Task objective:
Starting at the line that contains "Recreate this image" and stopping at the line that contains "0.1, 0.05, 0.02, 0.01]", transcribe every line of the material below exactly; pictures stay out.

Data to use:
[Begin]

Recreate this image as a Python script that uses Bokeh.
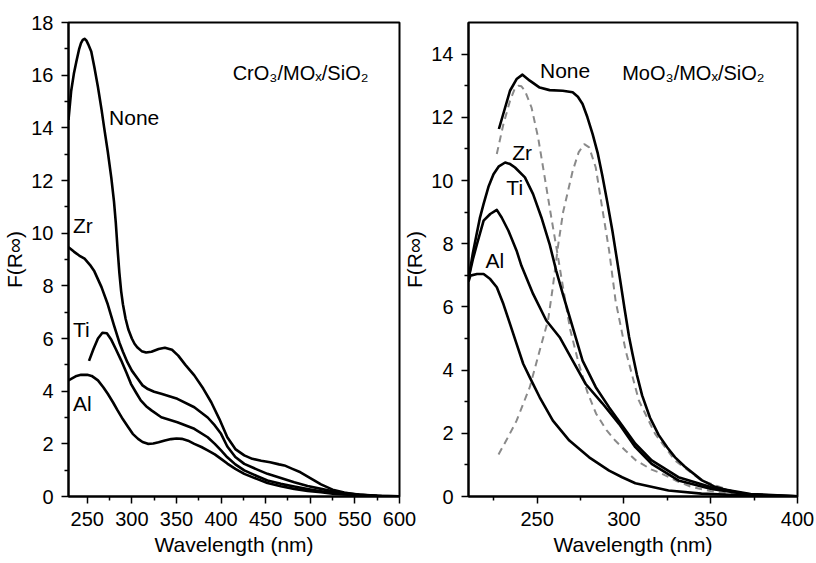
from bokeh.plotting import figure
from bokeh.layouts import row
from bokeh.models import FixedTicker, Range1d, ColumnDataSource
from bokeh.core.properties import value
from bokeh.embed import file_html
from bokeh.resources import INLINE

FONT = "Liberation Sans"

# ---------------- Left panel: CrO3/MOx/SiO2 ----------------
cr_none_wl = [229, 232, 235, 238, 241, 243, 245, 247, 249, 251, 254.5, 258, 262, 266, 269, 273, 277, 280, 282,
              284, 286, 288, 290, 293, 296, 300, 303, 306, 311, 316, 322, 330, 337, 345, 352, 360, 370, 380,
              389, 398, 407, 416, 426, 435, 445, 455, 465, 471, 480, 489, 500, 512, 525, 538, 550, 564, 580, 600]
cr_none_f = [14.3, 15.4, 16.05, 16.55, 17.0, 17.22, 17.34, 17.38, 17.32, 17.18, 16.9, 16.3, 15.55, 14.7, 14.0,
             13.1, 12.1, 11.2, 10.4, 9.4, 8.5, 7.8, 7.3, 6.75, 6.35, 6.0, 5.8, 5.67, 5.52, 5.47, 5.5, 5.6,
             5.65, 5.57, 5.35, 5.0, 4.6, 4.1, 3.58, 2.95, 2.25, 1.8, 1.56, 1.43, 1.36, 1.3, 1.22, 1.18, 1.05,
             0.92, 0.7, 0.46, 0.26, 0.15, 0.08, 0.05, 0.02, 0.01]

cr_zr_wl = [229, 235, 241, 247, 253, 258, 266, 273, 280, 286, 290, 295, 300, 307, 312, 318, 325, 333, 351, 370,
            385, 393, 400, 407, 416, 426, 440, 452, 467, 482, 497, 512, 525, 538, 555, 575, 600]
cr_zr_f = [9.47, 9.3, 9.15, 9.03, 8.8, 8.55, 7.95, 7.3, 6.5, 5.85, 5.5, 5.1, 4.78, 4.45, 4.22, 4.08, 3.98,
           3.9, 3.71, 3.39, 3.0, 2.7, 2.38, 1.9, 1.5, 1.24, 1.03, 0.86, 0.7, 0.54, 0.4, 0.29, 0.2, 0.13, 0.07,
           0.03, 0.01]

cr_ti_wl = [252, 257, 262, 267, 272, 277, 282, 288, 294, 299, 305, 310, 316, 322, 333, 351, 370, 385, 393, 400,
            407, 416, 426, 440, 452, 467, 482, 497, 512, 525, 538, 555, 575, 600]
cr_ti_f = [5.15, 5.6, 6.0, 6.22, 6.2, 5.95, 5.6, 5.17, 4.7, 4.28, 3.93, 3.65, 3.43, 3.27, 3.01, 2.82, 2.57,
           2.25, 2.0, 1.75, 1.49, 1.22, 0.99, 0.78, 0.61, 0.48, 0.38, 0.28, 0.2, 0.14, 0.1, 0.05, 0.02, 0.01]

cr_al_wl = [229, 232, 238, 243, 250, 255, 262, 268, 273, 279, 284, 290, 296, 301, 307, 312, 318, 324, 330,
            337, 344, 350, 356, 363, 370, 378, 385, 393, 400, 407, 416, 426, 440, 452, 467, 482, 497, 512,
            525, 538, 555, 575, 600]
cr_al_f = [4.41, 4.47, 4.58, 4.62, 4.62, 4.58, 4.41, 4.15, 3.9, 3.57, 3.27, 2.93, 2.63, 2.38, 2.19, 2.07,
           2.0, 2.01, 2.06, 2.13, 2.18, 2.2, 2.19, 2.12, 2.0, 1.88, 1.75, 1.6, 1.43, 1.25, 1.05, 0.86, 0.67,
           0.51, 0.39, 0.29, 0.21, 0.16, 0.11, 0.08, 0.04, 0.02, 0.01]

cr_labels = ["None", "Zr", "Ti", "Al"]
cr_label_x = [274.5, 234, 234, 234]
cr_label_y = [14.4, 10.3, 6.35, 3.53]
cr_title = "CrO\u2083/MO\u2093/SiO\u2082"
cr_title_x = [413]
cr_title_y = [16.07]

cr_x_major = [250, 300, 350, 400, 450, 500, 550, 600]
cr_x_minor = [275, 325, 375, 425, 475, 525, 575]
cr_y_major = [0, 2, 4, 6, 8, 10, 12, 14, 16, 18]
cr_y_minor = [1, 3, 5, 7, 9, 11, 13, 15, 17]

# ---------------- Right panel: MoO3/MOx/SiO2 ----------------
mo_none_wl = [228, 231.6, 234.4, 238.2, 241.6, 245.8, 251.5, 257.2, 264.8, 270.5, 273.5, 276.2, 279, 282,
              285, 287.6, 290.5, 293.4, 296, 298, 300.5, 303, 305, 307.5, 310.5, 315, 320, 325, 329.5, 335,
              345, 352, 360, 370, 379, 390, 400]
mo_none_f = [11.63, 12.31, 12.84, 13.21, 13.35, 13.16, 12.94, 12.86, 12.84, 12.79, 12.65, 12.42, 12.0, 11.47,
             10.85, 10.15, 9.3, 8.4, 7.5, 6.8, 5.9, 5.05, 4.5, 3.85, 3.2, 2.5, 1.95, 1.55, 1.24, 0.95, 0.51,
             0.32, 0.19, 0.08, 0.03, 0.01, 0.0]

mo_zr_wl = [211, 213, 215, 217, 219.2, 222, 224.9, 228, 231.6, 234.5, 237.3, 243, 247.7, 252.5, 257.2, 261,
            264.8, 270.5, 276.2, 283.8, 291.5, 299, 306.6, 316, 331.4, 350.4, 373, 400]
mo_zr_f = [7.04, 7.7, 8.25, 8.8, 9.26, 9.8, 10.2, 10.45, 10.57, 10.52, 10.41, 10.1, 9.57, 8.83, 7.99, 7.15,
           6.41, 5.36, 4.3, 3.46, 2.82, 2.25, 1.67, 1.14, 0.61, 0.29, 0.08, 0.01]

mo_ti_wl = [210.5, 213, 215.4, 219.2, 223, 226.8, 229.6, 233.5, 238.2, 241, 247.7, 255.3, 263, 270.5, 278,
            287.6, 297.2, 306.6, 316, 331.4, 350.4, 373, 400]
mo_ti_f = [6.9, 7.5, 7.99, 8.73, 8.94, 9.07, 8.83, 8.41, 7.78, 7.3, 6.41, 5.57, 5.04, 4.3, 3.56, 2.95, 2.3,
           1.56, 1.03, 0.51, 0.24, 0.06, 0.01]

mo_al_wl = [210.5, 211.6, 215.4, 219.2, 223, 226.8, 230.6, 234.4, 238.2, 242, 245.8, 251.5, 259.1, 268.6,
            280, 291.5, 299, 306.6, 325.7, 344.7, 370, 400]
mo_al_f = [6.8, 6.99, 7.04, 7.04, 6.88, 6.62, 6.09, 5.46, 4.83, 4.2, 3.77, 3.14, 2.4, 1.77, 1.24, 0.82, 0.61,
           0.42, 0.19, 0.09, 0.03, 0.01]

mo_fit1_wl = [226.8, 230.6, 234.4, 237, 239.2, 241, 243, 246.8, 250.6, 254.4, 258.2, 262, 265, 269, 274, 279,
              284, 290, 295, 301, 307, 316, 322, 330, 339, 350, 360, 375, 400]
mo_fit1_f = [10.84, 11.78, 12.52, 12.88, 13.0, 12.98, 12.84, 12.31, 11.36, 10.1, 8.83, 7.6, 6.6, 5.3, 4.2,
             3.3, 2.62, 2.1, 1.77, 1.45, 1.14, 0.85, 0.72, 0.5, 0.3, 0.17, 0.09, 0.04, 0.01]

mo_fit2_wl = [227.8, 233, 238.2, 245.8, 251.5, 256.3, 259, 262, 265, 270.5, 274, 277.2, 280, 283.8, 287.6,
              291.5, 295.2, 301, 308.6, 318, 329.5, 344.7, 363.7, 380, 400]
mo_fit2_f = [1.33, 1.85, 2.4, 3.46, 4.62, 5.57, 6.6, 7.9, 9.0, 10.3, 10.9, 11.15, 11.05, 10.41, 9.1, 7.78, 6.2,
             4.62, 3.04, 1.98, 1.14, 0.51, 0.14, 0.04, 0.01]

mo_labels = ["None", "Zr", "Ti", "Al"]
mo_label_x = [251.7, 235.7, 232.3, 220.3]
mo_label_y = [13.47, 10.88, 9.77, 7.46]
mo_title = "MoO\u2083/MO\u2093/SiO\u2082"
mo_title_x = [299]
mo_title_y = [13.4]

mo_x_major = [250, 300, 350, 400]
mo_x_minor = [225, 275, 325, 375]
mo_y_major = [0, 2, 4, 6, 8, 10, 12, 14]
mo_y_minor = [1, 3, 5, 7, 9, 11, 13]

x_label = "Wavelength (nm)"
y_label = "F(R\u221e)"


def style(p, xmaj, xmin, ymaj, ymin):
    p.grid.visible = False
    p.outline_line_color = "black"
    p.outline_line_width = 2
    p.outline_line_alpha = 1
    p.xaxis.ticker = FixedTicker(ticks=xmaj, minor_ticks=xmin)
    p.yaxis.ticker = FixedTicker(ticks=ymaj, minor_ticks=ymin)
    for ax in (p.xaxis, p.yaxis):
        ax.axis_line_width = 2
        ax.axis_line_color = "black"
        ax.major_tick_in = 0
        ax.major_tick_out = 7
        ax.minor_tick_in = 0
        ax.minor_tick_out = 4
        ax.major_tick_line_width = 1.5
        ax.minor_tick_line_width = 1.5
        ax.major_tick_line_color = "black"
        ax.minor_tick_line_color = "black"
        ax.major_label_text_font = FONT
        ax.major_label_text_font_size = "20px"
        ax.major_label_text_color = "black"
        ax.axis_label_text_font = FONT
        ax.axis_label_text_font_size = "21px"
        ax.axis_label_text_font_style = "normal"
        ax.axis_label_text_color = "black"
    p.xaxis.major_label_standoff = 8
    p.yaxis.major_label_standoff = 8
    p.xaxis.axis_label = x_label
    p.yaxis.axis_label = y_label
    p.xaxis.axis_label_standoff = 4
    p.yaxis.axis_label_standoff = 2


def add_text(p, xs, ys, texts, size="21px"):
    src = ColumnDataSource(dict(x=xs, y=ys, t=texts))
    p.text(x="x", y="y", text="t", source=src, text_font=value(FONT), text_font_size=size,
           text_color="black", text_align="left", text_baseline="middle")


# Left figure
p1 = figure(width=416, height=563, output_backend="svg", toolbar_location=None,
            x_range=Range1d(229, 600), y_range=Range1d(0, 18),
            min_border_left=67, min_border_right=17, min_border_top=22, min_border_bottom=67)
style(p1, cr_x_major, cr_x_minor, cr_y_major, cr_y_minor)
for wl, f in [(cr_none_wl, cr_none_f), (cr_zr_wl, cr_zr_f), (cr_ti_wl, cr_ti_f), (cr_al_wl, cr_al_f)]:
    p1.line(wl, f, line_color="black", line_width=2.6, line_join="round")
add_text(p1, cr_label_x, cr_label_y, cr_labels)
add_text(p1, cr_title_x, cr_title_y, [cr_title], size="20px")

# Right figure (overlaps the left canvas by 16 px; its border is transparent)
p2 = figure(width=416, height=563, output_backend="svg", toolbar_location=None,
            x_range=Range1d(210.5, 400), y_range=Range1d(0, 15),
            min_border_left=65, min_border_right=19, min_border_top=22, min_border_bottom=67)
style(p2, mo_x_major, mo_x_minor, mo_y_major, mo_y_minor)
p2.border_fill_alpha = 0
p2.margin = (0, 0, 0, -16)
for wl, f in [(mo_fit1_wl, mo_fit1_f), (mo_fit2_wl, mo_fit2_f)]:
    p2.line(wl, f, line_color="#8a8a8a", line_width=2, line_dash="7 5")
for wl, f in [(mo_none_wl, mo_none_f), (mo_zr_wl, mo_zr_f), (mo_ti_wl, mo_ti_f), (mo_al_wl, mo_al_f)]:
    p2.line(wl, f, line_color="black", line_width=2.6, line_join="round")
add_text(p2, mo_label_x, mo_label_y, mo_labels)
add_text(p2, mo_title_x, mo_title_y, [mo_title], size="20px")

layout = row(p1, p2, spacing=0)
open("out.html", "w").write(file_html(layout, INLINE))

[End]
[Begin]

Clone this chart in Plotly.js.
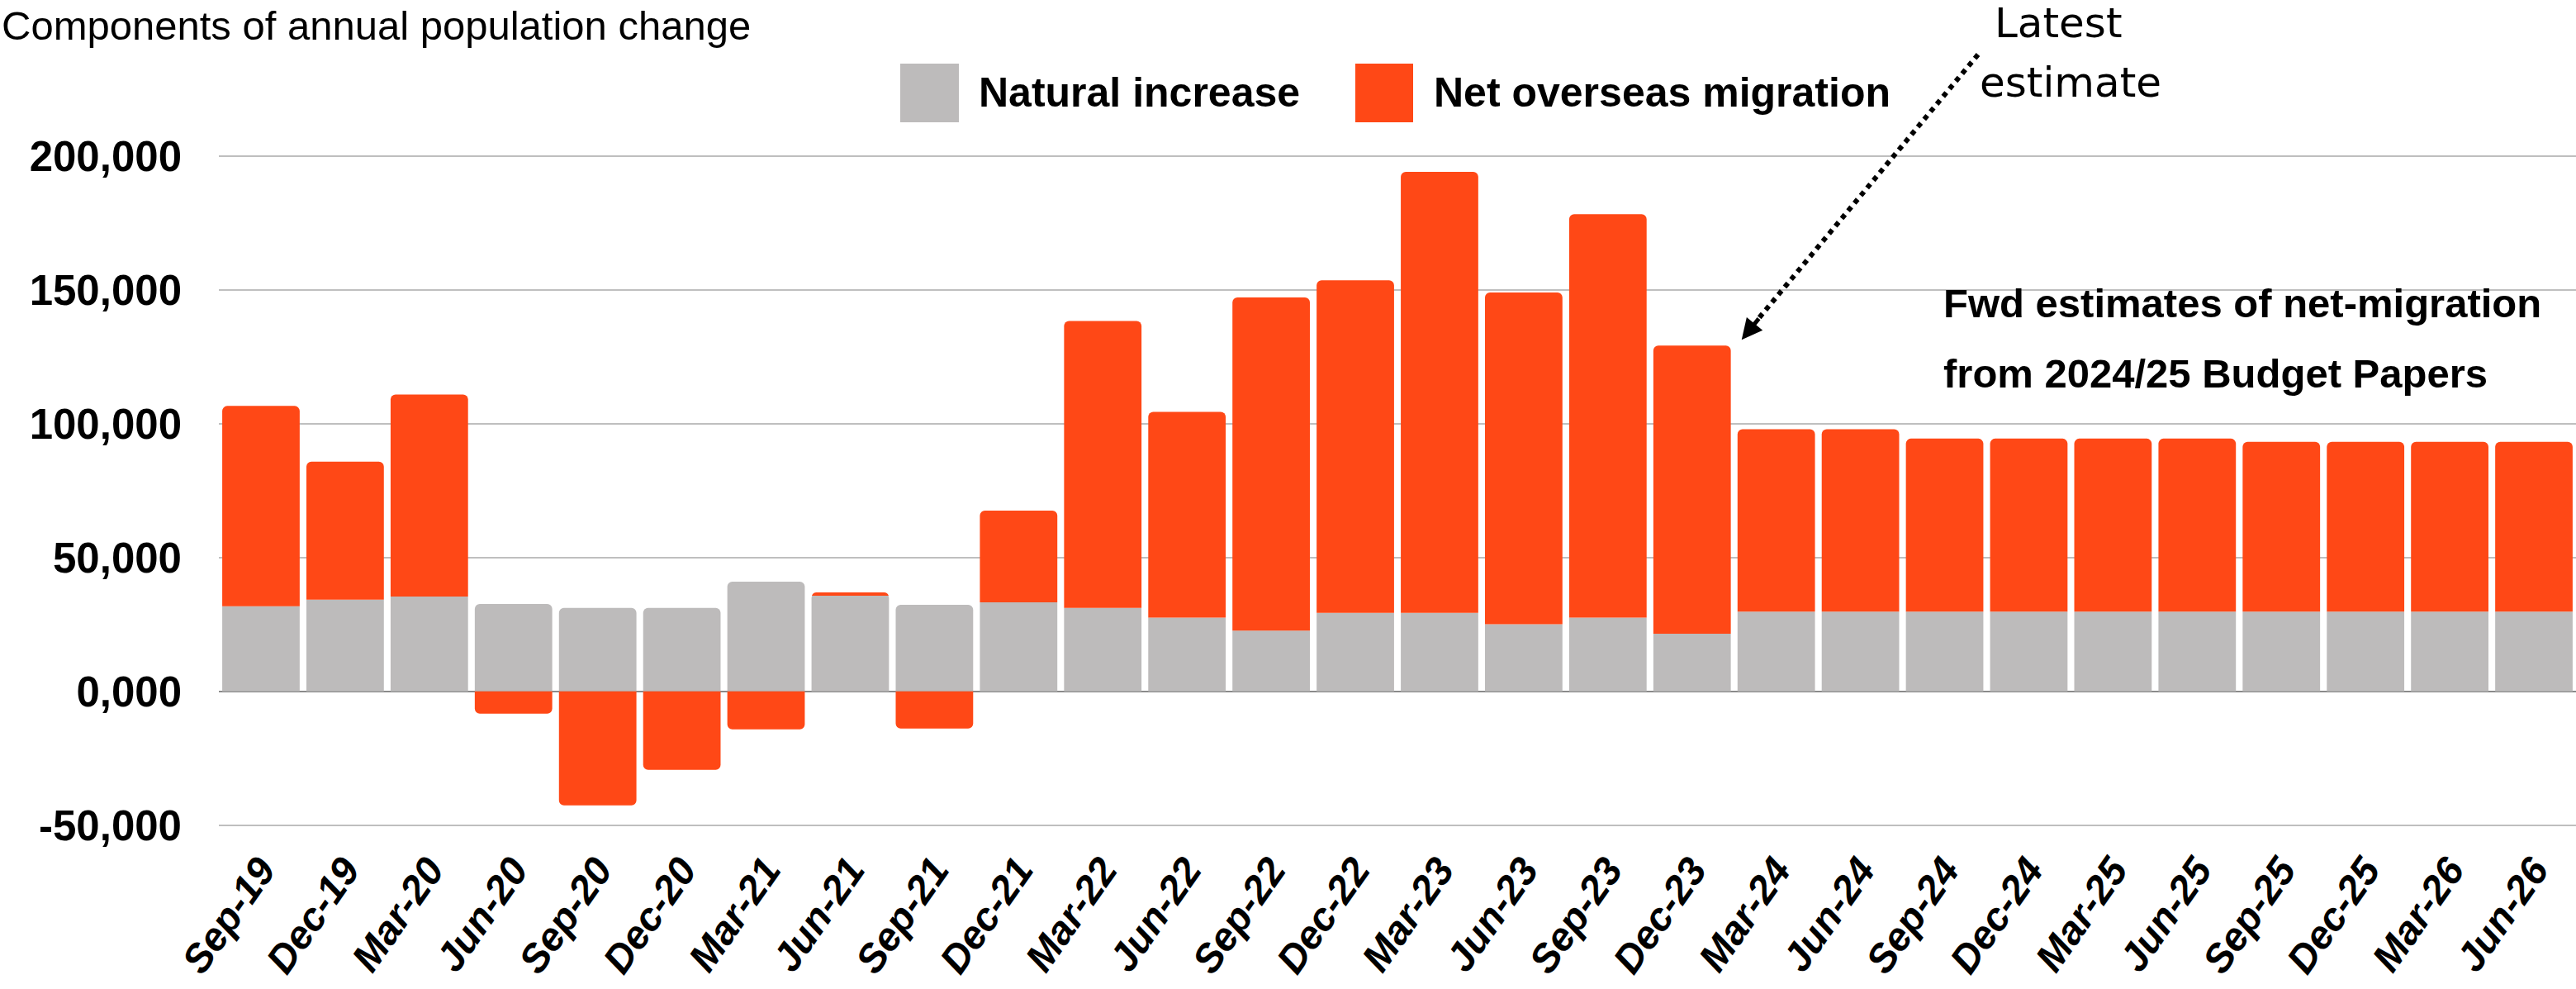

[End]
[Begin]

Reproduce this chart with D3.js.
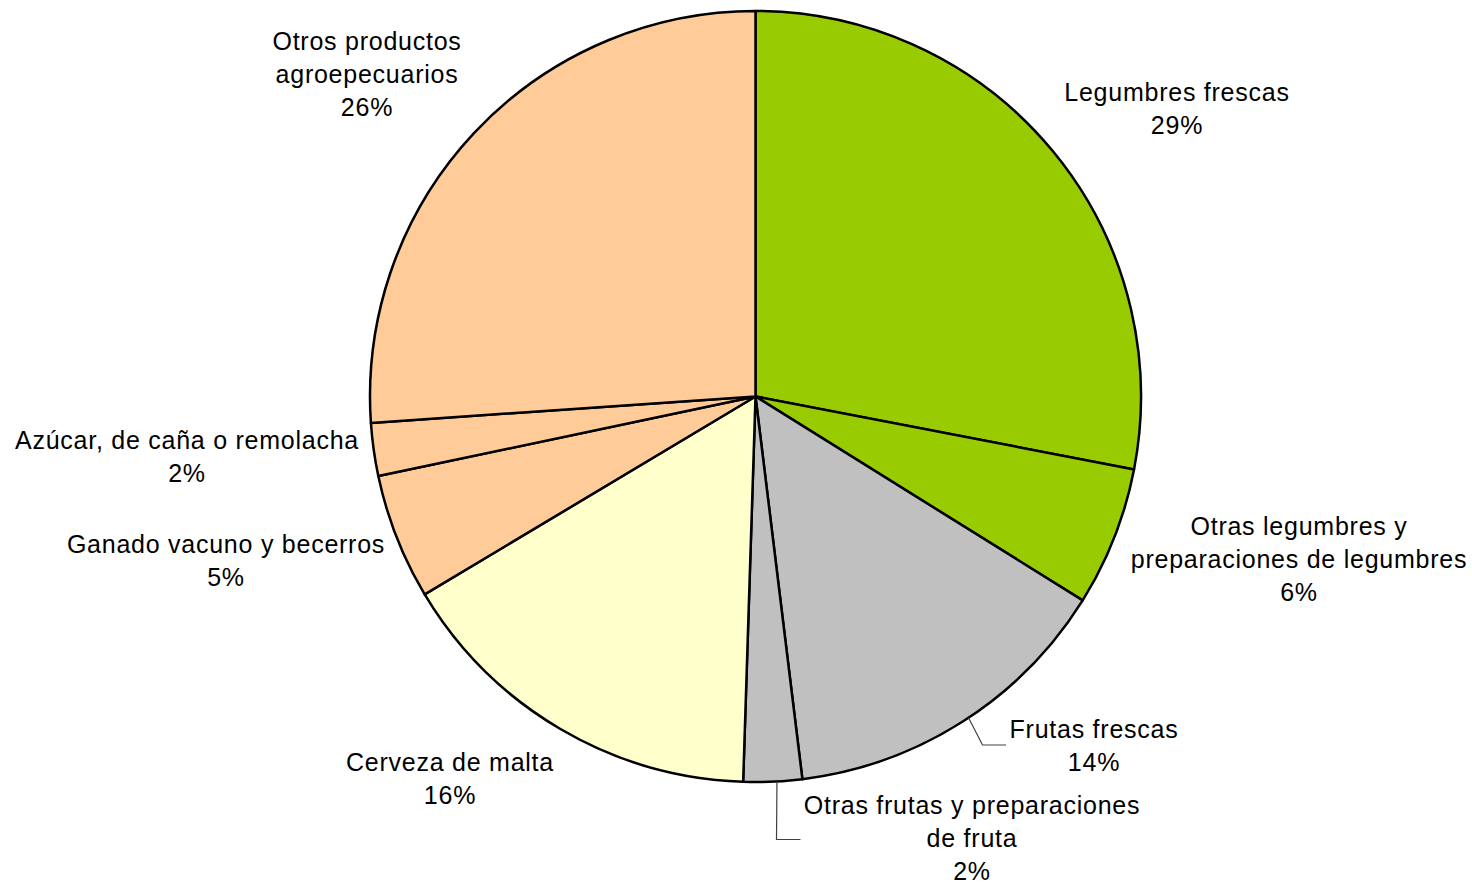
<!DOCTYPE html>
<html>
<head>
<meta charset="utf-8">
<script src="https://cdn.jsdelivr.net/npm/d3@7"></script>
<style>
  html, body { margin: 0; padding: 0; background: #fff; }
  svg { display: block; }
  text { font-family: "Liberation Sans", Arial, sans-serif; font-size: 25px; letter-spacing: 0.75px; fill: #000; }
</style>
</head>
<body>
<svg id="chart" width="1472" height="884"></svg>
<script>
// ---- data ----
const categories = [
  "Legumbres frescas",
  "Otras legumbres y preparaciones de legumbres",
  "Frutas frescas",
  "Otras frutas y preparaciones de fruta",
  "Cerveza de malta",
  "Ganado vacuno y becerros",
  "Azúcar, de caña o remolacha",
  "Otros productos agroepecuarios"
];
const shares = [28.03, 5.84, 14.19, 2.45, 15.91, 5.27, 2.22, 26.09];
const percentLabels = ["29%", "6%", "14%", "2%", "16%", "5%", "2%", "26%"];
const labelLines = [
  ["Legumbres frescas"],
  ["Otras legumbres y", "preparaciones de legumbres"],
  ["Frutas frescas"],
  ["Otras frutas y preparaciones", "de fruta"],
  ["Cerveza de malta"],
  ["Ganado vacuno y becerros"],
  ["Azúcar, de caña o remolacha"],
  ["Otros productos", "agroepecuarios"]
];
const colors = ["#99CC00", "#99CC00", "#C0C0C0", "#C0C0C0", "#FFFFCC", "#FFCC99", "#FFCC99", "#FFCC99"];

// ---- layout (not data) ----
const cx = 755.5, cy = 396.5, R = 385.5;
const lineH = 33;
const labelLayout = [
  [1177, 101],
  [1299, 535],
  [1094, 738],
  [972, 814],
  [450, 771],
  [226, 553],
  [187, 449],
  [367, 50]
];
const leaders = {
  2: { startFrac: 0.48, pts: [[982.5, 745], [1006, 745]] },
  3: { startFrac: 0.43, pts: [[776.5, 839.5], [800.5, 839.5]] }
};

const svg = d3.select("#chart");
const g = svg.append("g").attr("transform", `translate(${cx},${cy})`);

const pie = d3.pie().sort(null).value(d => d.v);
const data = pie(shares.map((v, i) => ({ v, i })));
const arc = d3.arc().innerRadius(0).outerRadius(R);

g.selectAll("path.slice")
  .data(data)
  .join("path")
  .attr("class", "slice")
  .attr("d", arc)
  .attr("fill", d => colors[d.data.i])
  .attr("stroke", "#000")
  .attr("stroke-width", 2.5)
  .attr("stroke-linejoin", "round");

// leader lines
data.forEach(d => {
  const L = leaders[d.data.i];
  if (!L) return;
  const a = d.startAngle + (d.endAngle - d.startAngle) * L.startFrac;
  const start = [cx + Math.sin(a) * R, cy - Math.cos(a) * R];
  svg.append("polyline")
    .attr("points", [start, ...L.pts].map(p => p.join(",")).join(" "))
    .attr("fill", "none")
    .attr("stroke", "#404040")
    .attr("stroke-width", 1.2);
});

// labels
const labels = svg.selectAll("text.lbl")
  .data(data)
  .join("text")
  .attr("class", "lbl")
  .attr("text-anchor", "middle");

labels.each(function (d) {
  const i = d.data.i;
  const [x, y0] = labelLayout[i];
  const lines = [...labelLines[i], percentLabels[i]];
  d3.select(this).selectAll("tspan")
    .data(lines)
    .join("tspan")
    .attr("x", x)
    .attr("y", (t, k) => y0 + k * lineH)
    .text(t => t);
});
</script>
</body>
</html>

[End]

Exercise result:
Recreate this image as a Python script that uses Bokeh.
from bokeh.plotting import figure
from bokeh.layouts import row
from bokeh.models import FixedTicker, Range1d, ColumnDataSource
from bokeh.core.properties import value
from bokeh.embed import file_html
from bokeh.resources import INLINE

FONT = "Liberation Sans"

# ---------------- Left panel: CrO3/MOx/SiO2 ----------------
cr_none_wl = [229, 232, 235, 238, 241, 243, 245, 247, 249, 251, 254.5, 258, 262, 266, 269, 273, 277, 280, 282,
              284, 286, 288, 290, 293, 296, 300, 303, 306, 311, 316, 322, 330, 337, 345, 352, 360, 370, 380,
              389, 398, 407, 416, 426, 435, 445, 455, 465, 471, 480, 489, 500, 512, 525, 538, 550, 564, 580, 600]
cr_none_f = [14.3, 15.4, 16.05, 16.55, 17.0, 17.22, 17.34, 17.38, 17.32, 17.18, 16.9, 16.3, 15.55, 14.7, 14.0,
             13.1, 12.1, 11.2, 10.4, 9.4, 8.5, 7.8, 7.3, 6.75, 6.35, 6.0, 5.8, 5.67, 5.52, 5.47, 5.5, 5.6,
             5.65, 5.57, 5.35, 5.0, 4.6, 4.1, 3.58, 2.95, 2.25, 1.8, 1.56, 1.43, 1.36, 1.3, 1.22, 1.18, 1.05,
             0.92, 0.7, 0.46, 0.26, 0.15, 0.08, 0.05, 0.02, 0.01]

cr_zr_wl = [229, 235, 241, 247, 253, 258, 266, 273, 280, 286, 290, 295, 300, 307, 312, 318, 325, 333, 351, 370,
            385, 393, 400, 407, 416, 426, 440, 452, 467, 482, 497, 512, 525, 538, 555, 575, 600]
cr_zr_f = [9.47, 9.3, 9.15, 9.03, 8.8, 8.55, 7.95, 7.3, 6.5, 5.85, 5.5, 5.1, 4.78, 4.45, 4.22, 4.08, 3.98,
           3.9, 3.71, 3.39, 3.0, 2.7, 2.38, 1.9, 1.5, 1.24, 1.03, 0.86, 0.7, 0.54, 0.4, 0.29, 0.2, 0.13, 0.07,
           0.03, 0.01]

cr_ti_wl = [252, 257, 262, 267, 272, 277, 282, 288, 294, 299, 305, 310, 316, 322, 333, 351, 370, 385, 393, 400,
            407, 416, 426, 440, 452, 467, 482, 497, 512, 525, 538, 555, 575, 600]
cr_ti_f = [5.15, 5.6, 6.0, 6.22, 6.2, 5.95, 5.6, 5.17, 4.7, 4.28, 3.93, 3.65, 3.43, 3.27, 3.01, 2.82, 2.57,
           2.25, 2.0, 1.75, 1.49, 1.22, 0.99, 0.78, 0.61, 0.48, 0.38, 0.28, 0.2, 0.14, 0.1, 0.05, 0.02, 0.01]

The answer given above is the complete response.